Plotting code records:
------------------------------------------------------------------------

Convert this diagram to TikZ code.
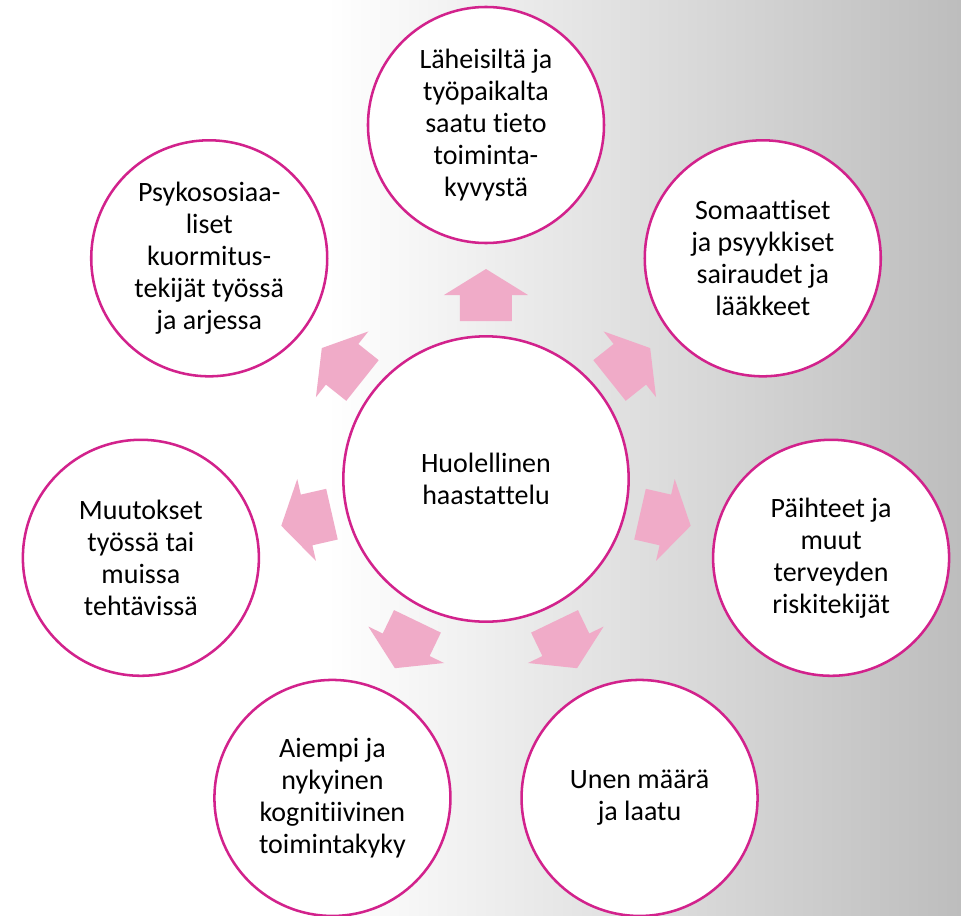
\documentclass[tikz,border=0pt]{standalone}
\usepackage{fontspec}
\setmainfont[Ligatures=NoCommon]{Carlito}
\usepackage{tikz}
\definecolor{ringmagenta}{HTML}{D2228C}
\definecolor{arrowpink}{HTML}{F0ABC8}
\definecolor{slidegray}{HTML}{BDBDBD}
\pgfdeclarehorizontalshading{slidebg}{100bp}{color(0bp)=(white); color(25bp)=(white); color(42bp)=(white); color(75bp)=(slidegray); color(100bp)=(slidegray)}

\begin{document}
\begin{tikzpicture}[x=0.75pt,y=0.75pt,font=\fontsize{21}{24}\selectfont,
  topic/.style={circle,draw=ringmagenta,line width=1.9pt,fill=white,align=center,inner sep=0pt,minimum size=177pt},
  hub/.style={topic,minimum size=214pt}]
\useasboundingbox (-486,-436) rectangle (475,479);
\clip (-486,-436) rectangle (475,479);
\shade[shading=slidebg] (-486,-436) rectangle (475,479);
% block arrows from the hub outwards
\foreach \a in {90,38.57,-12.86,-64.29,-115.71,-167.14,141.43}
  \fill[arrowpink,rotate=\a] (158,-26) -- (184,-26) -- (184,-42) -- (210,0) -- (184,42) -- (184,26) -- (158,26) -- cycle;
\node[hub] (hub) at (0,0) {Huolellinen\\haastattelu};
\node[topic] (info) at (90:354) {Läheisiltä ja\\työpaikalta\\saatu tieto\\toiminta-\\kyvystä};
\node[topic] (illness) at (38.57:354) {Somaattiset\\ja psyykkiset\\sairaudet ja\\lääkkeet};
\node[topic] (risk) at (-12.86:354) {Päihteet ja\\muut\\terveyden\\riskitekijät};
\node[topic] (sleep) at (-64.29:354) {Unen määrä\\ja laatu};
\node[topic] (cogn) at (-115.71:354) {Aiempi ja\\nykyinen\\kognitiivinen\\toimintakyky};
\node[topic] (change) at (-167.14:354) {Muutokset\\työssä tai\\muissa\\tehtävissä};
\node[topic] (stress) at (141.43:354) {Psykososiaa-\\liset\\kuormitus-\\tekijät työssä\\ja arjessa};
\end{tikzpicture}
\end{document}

------------------------------------------------------------------------

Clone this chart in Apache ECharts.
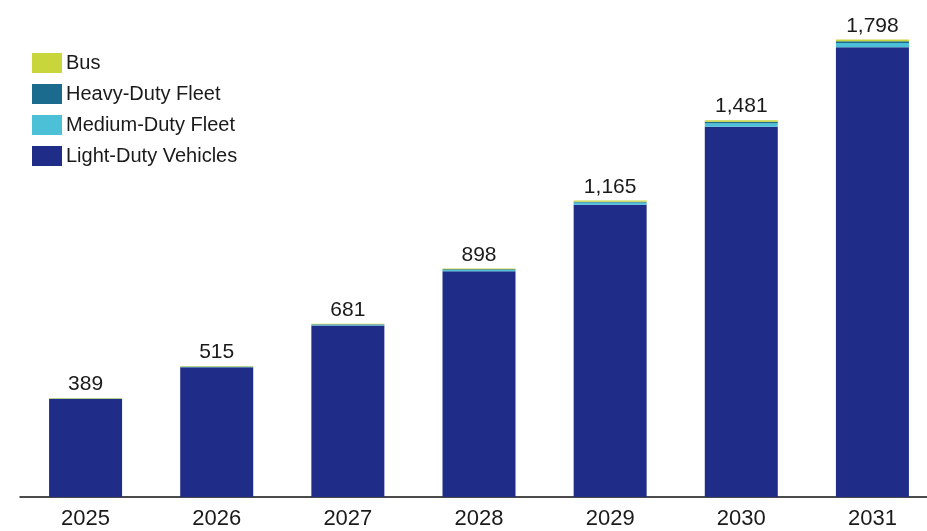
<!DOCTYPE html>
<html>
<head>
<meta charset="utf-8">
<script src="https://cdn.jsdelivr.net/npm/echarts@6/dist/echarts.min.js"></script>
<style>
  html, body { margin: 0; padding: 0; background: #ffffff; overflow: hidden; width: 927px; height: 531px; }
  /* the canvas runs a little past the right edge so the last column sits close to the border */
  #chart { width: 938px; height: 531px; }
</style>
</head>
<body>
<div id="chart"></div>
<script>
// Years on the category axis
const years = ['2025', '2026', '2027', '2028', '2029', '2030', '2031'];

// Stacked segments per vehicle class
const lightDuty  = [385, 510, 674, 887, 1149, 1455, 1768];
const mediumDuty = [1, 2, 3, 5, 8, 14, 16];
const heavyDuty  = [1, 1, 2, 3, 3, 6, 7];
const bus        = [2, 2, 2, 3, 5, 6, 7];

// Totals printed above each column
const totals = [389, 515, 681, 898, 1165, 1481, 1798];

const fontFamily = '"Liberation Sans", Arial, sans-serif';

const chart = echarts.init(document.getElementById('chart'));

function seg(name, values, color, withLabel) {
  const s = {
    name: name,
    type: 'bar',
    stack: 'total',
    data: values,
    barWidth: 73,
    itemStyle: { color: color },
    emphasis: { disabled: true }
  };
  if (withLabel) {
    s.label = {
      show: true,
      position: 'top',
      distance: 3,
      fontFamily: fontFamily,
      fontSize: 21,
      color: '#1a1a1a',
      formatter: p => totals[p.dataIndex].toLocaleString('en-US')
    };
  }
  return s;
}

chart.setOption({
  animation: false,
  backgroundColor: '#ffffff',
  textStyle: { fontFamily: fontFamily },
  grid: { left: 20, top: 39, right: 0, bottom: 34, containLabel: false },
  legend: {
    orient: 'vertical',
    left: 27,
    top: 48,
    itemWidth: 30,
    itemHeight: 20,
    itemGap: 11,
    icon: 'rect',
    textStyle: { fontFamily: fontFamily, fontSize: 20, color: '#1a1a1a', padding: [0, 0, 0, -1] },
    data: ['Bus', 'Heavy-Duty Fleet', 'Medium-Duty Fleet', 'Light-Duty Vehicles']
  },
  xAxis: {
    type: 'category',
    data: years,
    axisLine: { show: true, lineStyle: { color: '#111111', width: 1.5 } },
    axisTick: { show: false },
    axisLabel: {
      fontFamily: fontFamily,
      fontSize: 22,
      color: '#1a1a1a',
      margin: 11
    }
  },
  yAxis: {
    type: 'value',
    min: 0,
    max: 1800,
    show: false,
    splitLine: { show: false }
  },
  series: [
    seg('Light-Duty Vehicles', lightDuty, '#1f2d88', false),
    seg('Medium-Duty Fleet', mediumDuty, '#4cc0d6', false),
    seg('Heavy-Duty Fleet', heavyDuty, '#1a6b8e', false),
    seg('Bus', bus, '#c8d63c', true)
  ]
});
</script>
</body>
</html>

------------------------------------------------------------------------

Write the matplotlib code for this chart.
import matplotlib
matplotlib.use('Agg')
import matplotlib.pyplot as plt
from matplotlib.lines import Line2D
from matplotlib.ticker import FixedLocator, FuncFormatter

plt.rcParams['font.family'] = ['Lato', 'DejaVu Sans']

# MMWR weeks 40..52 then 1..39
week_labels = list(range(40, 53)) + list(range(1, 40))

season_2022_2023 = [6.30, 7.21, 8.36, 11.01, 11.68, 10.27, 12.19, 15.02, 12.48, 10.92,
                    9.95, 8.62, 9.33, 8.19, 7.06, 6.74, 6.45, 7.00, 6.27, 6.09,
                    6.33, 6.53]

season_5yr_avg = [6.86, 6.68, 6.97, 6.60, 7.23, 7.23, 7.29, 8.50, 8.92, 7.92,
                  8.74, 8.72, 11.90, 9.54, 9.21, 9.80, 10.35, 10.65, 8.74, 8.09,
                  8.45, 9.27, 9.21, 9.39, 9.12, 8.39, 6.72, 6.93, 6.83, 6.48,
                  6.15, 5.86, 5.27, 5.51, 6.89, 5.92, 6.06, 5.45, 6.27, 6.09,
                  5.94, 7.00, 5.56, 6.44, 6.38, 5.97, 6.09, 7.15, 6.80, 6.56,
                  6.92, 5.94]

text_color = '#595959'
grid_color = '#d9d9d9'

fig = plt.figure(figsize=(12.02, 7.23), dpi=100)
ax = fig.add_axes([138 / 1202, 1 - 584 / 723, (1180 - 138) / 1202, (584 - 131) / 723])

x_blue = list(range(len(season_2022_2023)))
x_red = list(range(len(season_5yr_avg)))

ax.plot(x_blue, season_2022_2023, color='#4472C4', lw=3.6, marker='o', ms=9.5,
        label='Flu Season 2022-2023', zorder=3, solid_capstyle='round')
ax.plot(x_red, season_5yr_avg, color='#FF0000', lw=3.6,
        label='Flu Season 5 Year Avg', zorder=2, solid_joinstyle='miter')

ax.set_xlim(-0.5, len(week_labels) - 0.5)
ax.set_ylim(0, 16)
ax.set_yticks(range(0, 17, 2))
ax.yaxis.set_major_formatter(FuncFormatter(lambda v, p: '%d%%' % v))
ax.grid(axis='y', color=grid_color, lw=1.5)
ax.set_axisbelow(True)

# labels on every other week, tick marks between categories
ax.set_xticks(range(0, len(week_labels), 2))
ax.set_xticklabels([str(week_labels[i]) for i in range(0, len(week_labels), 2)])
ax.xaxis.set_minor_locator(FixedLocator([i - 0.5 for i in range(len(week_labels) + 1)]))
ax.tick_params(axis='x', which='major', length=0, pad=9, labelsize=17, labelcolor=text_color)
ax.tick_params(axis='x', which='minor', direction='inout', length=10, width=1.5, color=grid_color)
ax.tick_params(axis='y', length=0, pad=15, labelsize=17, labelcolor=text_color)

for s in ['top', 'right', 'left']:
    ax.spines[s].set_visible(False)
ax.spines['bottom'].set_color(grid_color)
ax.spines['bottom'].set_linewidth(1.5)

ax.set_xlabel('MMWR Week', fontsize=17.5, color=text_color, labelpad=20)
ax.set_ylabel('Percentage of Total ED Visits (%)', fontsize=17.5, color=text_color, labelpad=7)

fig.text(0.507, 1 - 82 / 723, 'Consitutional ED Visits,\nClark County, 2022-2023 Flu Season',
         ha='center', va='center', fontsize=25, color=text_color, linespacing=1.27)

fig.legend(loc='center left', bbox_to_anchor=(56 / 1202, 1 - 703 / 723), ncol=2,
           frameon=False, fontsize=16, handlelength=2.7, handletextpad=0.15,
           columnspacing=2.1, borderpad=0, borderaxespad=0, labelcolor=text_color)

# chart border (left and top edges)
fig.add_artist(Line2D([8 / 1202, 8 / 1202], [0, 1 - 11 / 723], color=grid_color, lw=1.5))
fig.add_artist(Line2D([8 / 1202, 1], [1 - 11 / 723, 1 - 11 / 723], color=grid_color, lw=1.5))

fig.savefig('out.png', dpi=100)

------------------------------------------------------------------------

▸ PROBLEM REQUIREMENTS
Only the lines from the one bearing "Clone this chart in Apache ECharts." to the one bearing "const chart = echarts.init(document.getElementById('chart'));", both included, should be restated word for word, with pictures left out.

▸ PROBLEM SOLUTION
Clone this chart in Apache ECharts.
<!DOCTYPE html>
<html>
<head>
<meta charset="utf-8">
<script src="https://cdn.jsdelivr.net/npm/echarts@6/dist/echarts.min.js"></script>
<style>
  html, body { margin: 0; padding: 0; background: #ffffff; overflow: hidden; width: 927px; height: 531px; }
  /* the canvas runs a little past the right edge so the last column sits close to the border */
  #chart { width: 938px; height: 531px; }
</style>
</head>
<body>
<div id="chart"></div>
<script>
// Years on the category axis
const years = ['2025', '2026', '2027', '2028', '2029', '2030', '2031'];

// Stacked segments per vehicle class
const lightDuty  = [385, 510, 674, 887, 1149, 1455, 1768];
const mediumDuty = [1, 2, 3, 5, 8, 14, 16];
const heavyDuty  = [1, 1, 2, 3, 3, 6, 7];
const bus        = [2, 2, 2, 3, 5, 6, 7];

// Totals printed above each column
const totals = [389, 515, 681, 898, 1165, 1481, 1798];

const fontFamily = '"Liberation Sans", Arial, sans-serif';

const chart = echarts.init(document.getElementById('chart'));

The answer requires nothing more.